Estienne de KlerkRaising interest rates would place downward pressure on property share prices but more economic growth may allow the opportunity for better business, according to Growthpoint executive director and this year’s South African Property Owners Association (Sapoa) head, Estienne de Klerk.
 
“We only see interest rates being increased in small increments and we can manage that. “Yes,
rising interest rates would affect our industry but we live with rate increases and falls. They are a part of the economy and we hedge for them using interest-rate derivatives and other tools,” Mr de Klerk said. “It is difficult to predict exactly what rates will do and when, but economists are telling us to expect rates to rise,” he said.
 
The repo rate, which is the rate at which the Reserve Bank lends to other banks, is 5%. It affects the prime lending rate from banks to consumers, which is 8.5%. The commercial interest rates are based on the prime rate. Property companies often borrow large sums for developments. Because of the low repo rate, interest rates in SA are at their lowest in about 40 years.
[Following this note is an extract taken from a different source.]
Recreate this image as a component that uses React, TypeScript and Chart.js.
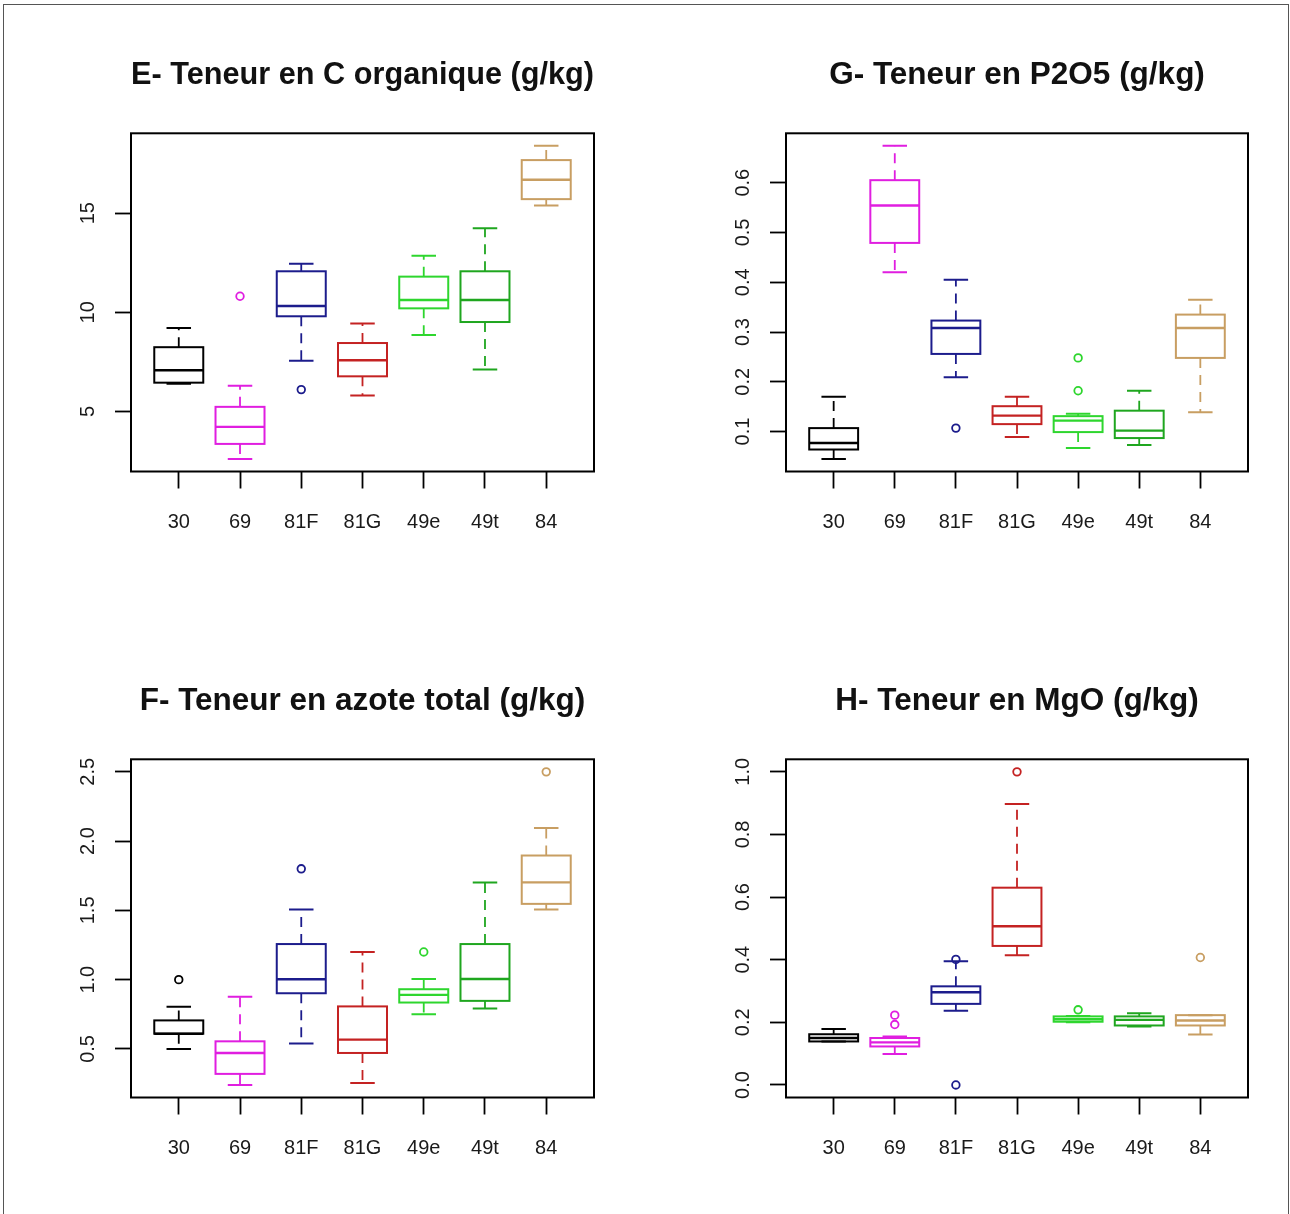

However, stronger growth in the economy, spurred by an improved global environment, would give the Reserve Bank scope to raise interest rates late next year, according to analysts.
 
Given that investors typically view listed property as an interest-bearing investment, comparable to bonds and preference shares, rising interest rates usually result in falling capital values of listed property counters. An interest-rate derivative is a derivative where the underlying asset is the right to pay or receive a notional amount of money at a given interest rate. This means property companies can borrow money at a set interest rate which will not change even if interest rates change in the future.
 
Emira CEO James Templeton said some companies’ income payouts would be hurt by interest rates going up but there were cushioning effects for the property sector if rates did rise. “Rising interest rates could also have a negative impact on the income paid out by listed funds if they fund their business with debt and they haven’t fixed the cost of their debt out through interest rate derivatives.
 
“Ironically … interest rates typically rise when the economic outlook is expected to be more buoyant, which will have a cushioning effect for listed property counters, as better economic times bode well for property fundamentals, where rentals are rising due to improved tenant demand,” he said.
 
Short-term asset finance lender Paragon CEO Gary Palmer said he was concerned that banks which chose lending rates for small property businesses were not lending at low rates. “Rates may be low but actual rates that customers see are not. So, if the Reserve Bank raises rates next year, banks are only going to lend with bigger premiums attached,” he said.